- [Records for this exercise]:
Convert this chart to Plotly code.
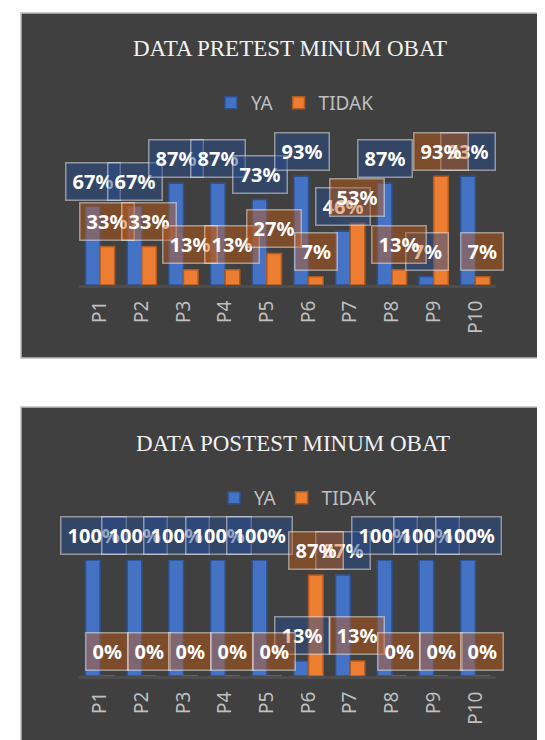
import plotly.graph_objects as go

categories = ["P1", "P2", "P3", "P4", "P5", "P6", "P7", "P8", "P9", "P10"]
pre_ya = [67, 67, 87, 87, 73, 93, 46, 87, 7, 93]
pre_tidak = [33, 33, 13, 13, 27, 7, 53, 13, 93, 7]
post_ya = [100, 100, 100, 100, 100, 13, 87, 100, 100, 100]
post_tidak = [0, 0, 0, 0, 0, 87, 13, 0, 0, 0]

W, H = 545, 740
BLUE, BLUE_D = "#4472C4", "#2F528F"
ORANGE, ORANGE_D = "#ED7D31", "#AE5A21"
PANEL = "#404040"
GRAY_TXT = "#BFBFBF"

fig = go.Figure()

def py(px):
    return 1 - px / H

x_dom = [71.2 / W, 488.2 / W]

# top chart traces
fig.add_trace(go.Bar(x=categories, y=pre_ya, name="YA", marker=dict(color=BLUE, line=dict(color=BLUE_D, width=1.5)),
                     xaxis="x", yaxis="y", legend="legend"))
fig.add_trace(go.Bar(x=categories, y=pre_tidak, name="TIDAK", marker=dict(color=ORANGE, line=dict(color=ORANGE_D, width=1.5)),
                     xaxis="x", yaxis="y", legend="legend"))
# bottom chart traces
fig.add_trace(go.Bar(x=categories, y=post_ya, name="YA", marker=dict(color=BLUE, line=dict(color=BLUE_D, width=1.5)),
                     xaxis="x2", yaxis="y2", legend="legend2"))
fig.add_trace(go.Bar(x=categories, y=post_tidak, name="TIDAK", marker=dict(color=ORANGE, line=dict(color=ORANGE_D, width=1.5)),
                     xaxis="x2", yaxis="y2", legend="legend2"))

annotations = []

def add_labels(values, xref, yref, shift, fill):
    for c, v in zip(categories, values):
        annotations.append(dict(
            x=c, y=v, xref=xref, yref=yref, xshift=shift, yshift=25,
            text=f"{v}%", showarrow=False, xanchor="center", yanchor="middle",
            font=dict(family="Noto Sans", size=20, color="white", weight=700),
            bgcolor=fill, bordercolor="rgba(255,255,255,0.45)", borderwidth=1.5,
            borderpad=6, height=24,
        ))

BLUE_BOX = "rgba(40,75,140,0.5)"
ORANGE_BOX = "rgba(197,90,17,0.45)"
add_labels(pre_ya, "x", "y", -7, BLUE_BOX)
add_labels(pre_tidak, "x", "y", 7, ORANGE_BOX)
add_labels(post_ya, "x2", "y2", -7, BLUE_BOX)
add_labels(post_tidak, "x2", "y2", 7, ORANGE_BOX)

title_font = dict(family="Liberation Serif", size=23, color="#F2F2F2")
annotations.append(dict(text="DATA PRETEST MINUM OBAT", x=282 / W, y=py(40), xref="paper", yref="paper",
                        showarrow=False, xanchor="center", yanchor="middle", font=title_font))
annotations.append(dict(text="DATA POSTEST MINUM OBAT", x=285 / W, y=py(435), xref="paper", yref="paper",
                        showarrow=False, xanchor="center", yanchor="middle", font=title_font))

shapes = [
    dict(type="rect", xref="paper", yref="paper", x0=13 / W, x1=1.02, y0=py(350), y1=py(5),
         fillcolor=PANEL, line=dict(color="#BFBFBF", width=1.5), layer="below"),
    dict(type="rect", xref="paper", yref="paper", x0=13 / W, x1=1.02, y0=-0.02, y1=py(399),
         fillcolor=PANEL, line=dict(color="#BFBFBF", width=1.5), layer="below"),
]

xaxis_common = dict(
    domain=x_dom, showgrid=False, zeroline=False, showline=True, linecolor="#4D4D4D", linewidth=3,
    tickangle=-90, tickfont=dict(family="Noto Sans", size=19, color=GRAY_TXT),
    ticks="", ticklabelstandoff=5, range=[-0.5, 9.5],
)
yaxis_common = dict(showgrid=False, zeroline=False, showticklabels=False, range=[0, 100], fixedrange=True)

legend_common = dict(orientation="h", xanchor="center", yanchor="middle", bgcolor="rgba(0,0,0,0)",
                     font=dict(family="Noto Sans", size=19, color=GRAY_TXT), itemwidth=30, tracegroupgap=0)

fig.update_layout(
    width=W, height=H, margin=dict(l=0, r=0, t=0, b=0),
    paper_bgcolor="white", plot_bgcolor="rgba(0,0,0,0)",
    barmode="group", bargap=0.3, bargroupgap=0.0,
    xaxis=dict(**xaxis_common, anchor="y"),
    yaxis=dict(**yaxis_common, domain=[py(277), py(160)], anchor="x"),
    xaxis2=dict(**xaxis_common, anchor="y2"),
    yaxis2=dict(**yaxis_common, domain=[py(668), py(552)], anchor="x2"),
    legend=dict(**legend_common, x=287 / W, y=py(95)),
    legend2=dict(**legend_common, x=290 / W, y=py(490)),
    annotations=annotations, shapes=shapes, showlegend=True,
)

fig.write_html("out.html")
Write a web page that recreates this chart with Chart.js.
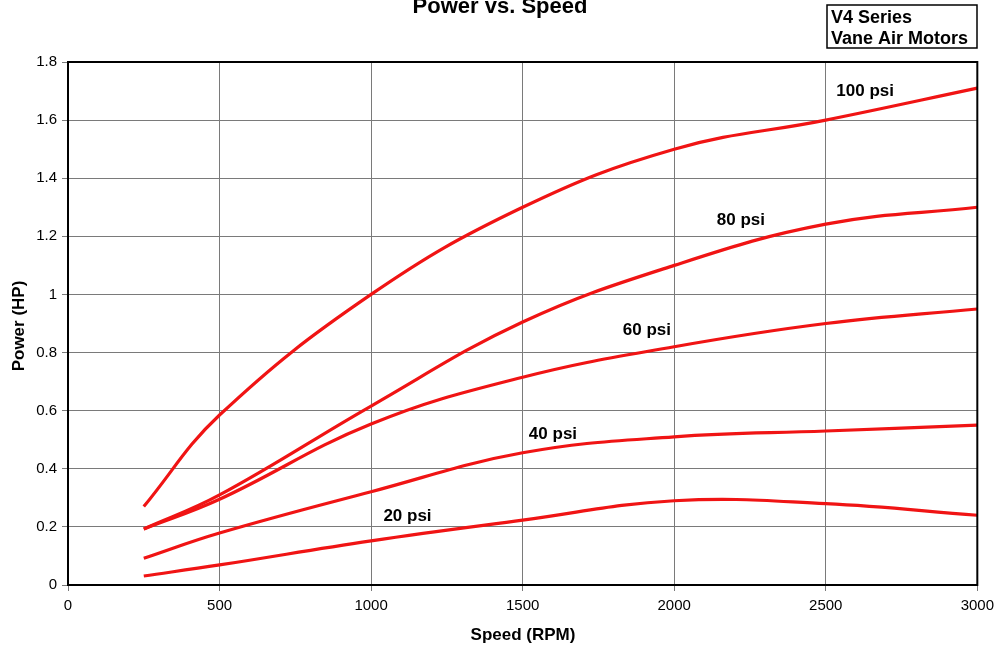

- [Your objective]: Only the lines from the start of the entries above to the line containing "x_dom = [71.2 / W, 488.2 / W]" are to be given again, exactly and with both ends included; pictures are excluded.

- [Full response]:
Convert this chart to Plotly code.
import plotly.graph_objects as go

categories = ["P1", "P2", "P3", "P4", "P5", "P6", "P7", "P8", "P9", "P10"]
pre_ya = [67, 67, 87, 87, 73, 93, 46, 87, 7, 93]
pre_tidak = [33, 33, 13, 13, 27, 7, 53, 13, 93, 7]
post_ya = [100, 100, 100, 100, 100, 13, 87, 100, 100, 100]
post_tidak = [0, 0, 0, 0, 0, 87, 13, 0, 0, 0]

W, H = 545, 740
BLUE, BLUE_D = "#4472C4", "#2F528F"
ORANGE, ORANGE_D = "#ED7D31", "#AE5A21"
PANEL = "#404040"
GRAY_TXT = "#BFBFBF"

fig = go.Figure()

def py(px):
    return 1 - px / H

x_dom = [71.2 / W, 488.2 / W]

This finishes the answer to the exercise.